Locate each line with the string "that" in the listing below and copy it.

→ **Entries supplied**:
** Start **
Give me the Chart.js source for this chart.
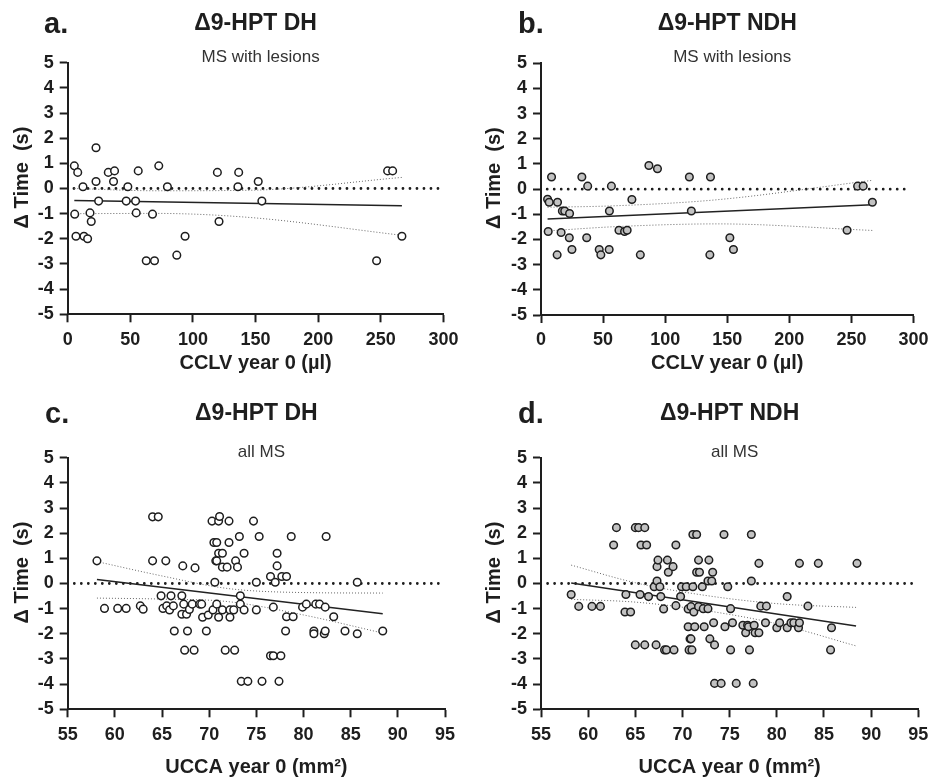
** End **
** Start **
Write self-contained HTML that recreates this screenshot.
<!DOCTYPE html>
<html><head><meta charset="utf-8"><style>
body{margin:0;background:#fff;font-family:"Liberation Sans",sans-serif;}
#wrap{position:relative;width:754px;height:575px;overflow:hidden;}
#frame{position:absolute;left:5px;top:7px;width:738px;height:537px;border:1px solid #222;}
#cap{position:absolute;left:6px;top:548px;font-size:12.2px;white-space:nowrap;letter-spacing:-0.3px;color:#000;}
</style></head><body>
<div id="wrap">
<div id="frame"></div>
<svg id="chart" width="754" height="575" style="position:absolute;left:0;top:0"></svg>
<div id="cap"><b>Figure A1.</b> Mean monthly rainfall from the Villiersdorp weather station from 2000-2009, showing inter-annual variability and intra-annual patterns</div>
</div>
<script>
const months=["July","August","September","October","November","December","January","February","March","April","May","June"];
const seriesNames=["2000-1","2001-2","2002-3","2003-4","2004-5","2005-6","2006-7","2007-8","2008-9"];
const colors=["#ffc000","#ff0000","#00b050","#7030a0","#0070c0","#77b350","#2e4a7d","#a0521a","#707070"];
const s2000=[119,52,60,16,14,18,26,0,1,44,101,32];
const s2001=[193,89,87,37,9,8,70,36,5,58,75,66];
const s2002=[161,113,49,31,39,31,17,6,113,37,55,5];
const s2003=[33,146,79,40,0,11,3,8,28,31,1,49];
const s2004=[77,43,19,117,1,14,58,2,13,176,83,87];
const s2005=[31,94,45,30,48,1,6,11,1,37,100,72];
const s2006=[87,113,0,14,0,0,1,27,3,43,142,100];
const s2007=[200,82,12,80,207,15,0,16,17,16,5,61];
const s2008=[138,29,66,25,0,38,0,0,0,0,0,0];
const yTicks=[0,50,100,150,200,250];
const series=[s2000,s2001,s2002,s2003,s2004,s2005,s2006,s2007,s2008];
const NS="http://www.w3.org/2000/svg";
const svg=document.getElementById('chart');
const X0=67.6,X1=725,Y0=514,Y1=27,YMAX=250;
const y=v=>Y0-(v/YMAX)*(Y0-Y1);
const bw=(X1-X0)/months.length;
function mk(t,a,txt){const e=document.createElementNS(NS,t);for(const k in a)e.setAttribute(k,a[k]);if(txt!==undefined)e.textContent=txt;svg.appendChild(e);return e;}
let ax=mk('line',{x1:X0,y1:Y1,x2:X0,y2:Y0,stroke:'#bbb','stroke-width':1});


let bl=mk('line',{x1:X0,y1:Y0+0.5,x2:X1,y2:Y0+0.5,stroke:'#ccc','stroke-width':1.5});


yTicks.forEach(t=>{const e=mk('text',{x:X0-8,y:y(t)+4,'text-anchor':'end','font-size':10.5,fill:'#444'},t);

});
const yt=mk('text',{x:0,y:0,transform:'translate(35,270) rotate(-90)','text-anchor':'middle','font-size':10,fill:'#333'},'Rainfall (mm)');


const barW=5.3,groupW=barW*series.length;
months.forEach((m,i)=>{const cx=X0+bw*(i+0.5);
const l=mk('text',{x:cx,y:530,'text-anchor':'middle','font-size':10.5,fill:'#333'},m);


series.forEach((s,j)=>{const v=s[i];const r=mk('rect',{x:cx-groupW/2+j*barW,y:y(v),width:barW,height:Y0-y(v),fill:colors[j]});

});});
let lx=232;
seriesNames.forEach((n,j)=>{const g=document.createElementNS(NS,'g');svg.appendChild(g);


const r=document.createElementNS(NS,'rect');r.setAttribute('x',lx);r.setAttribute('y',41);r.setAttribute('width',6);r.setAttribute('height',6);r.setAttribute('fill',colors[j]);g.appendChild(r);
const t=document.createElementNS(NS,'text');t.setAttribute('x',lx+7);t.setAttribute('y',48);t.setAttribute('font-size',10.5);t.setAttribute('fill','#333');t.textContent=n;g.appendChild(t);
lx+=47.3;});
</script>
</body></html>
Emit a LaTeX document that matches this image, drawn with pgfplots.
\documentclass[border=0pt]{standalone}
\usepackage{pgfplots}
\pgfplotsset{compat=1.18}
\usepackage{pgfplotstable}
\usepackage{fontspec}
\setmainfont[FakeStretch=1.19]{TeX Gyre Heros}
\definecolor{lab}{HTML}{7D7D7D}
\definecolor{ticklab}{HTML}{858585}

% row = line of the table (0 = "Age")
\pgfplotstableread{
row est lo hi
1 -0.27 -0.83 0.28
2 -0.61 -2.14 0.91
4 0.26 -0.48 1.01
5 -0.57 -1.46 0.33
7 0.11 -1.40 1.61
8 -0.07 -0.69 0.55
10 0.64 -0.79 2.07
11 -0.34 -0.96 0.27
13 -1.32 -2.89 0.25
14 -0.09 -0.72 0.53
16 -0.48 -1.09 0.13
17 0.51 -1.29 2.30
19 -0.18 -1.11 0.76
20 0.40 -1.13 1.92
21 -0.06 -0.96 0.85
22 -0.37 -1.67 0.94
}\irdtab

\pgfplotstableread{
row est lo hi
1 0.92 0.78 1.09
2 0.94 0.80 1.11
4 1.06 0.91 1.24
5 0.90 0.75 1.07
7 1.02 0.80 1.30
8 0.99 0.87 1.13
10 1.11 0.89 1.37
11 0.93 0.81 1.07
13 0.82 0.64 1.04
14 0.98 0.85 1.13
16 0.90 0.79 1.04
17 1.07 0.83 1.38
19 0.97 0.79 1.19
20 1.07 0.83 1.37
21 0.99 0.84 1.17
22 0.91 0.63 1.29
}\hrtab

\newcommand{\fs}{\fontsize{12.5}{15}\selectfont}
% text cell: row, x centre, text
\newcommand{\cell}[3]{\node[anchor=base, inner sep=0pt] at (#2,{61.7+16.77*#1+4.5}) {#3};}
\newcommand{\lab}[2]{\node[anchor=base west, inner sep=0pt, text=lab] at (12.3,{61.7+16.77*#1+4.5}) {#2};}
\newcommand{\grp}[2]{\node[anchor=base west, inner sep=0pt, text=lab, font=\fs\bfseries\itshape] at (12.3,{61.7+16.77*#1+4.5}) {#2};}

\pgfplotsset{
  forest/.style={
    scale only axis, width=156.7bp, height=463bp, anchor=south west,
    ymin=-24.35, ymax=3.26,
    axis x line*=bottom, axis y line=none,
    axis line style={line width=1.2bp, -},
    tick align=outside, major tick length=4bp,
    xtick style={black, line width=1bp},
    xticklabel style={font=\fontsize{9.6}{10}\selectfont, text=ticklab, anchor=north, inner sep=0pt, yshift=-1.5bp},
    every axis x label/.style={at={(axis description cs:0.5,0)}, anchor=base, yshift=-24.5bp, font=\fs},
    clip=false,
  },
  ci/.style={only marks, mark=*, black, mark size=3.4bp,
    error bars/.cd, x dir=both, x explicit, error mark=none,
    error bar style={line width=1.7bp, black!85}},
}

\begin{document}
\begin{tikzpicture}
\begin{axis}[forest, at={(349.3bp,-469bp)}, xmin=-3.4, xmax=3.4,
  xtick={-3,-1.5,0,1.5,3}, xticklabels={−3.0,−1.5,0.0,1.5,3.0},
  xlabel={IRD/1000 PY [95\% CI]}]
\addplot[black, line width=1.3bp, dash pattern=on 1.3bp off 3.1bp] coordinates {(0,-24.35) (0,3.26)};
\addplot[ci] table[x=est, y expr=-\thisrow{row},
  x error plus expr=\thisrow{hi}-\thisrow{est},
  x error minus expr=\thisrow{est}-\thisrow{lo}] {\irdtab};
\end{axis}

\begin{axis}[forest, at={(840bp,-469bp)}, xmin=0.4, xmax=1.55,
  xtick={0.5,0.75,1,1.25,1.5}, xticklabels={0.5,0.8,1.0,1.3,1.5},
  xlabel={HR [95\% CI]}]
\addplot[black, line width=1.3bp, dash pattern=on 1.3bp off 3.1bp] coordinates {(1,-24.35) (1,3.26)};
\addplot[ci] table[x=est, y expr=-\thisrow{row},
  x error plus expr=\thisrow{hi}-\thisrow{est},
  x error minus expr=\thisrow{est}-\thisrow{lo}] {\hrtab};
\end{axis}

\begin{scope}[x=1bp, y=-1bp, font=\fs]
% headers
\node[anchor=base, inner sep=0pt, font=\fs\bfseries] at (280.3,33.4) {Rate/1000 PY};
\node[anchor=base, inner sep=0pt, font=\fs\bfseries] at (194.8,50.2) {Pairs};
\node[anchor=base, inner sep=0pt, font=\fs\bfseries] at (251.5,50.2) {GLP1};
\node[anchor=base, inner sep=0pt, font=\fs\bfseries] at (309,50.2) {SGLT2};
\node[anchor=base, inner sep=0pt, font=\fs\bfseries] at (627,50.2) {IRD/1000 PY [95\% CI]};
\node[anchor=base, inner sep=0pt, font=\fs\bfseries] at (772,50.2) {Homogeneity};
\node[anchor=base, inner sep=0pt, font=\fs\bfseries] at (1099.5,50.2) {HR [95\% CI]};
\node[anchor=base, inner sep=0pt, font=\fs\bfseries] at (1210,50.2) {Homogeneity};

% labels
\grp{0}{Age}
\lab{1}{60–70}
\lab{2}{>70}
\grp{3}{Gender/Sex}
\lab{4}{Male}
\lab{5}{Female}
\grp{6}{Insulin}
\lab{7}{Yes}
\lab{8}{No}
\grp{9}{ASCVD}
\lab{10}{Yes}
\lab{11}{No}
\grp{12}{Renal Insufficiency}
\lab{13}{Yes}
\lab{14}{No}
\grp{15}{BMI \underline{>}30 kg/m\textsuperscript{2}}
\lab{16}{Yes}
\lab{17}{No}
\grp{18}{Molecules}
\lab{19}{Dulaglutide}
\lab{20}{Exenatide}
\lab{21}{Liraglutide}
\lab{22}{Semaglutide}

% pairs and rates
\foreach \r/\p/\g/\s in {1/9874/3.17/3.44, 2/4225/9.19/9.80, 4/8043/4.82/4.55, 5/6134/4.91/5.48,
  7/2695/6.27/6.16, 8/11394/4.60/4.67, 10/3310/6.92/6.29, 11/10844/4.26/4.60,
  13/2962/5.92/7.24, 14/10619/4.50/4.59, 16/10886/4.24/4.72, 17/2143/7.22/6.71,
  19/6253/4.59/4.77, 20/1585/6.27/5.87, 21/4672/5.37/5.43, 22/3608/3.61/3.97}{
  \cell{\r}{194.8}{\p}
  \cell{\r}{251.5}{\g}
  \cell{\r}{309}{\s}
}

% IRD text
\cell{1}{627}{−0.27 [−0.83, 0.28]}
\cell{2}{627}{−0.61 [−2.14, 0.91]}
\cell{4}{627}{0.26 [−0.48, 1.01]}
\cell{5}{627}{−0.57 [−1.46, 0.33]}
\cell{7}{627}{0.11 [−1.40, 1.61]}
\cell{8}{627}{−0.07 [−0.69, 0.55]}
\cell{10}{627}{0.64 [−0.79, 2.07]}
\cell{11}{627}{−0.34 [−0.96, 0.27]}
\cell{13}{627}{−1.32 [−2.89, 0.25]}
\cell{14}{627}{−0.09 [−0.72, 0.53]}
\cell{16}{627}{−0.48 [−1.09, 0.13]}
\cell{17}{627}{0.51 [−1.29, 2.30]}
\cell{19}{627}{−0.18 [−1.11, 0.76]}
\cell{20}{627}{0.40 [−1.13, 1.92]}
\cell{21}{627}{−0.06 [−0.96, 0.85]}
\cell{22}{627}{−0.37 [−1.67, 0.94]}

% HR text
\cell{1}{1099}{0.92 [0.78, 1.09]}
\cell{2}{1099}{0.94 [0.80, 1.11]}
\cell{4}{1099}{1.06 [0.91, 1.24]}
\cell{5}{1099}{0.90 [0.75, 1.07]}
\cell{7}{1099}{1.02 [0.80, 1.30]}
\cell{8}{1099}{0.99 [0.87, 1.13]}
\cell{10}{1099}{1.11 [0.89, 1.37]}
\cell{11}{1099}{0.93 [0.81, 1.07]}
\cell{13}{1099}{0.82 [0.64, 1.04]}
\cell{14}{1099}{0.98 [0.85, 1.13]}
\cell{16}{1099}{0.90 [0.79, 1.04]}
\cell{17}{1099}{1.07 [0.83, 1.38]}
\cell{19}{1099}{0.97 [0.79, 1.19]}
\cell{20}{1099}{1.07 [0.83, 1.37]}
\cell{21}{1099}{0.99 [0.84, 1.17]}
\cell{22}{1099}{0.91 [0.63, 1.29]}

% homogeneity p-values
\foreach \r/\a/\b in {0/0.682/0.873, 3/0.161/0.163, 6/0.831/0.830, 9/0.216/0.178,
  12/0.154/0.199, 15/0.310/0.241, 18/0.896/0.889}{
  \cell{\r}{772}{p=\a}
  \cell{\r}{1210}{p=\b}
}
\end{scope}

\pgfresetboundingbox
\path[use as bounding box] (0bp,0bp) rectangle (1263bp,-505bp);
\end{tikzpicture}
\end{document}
** End **
→ **Reply to the exercise**:
Write self-contained HTML that recreates this screenshot.
Emit a LaTeX document that matches this image, drawn with pgfplots.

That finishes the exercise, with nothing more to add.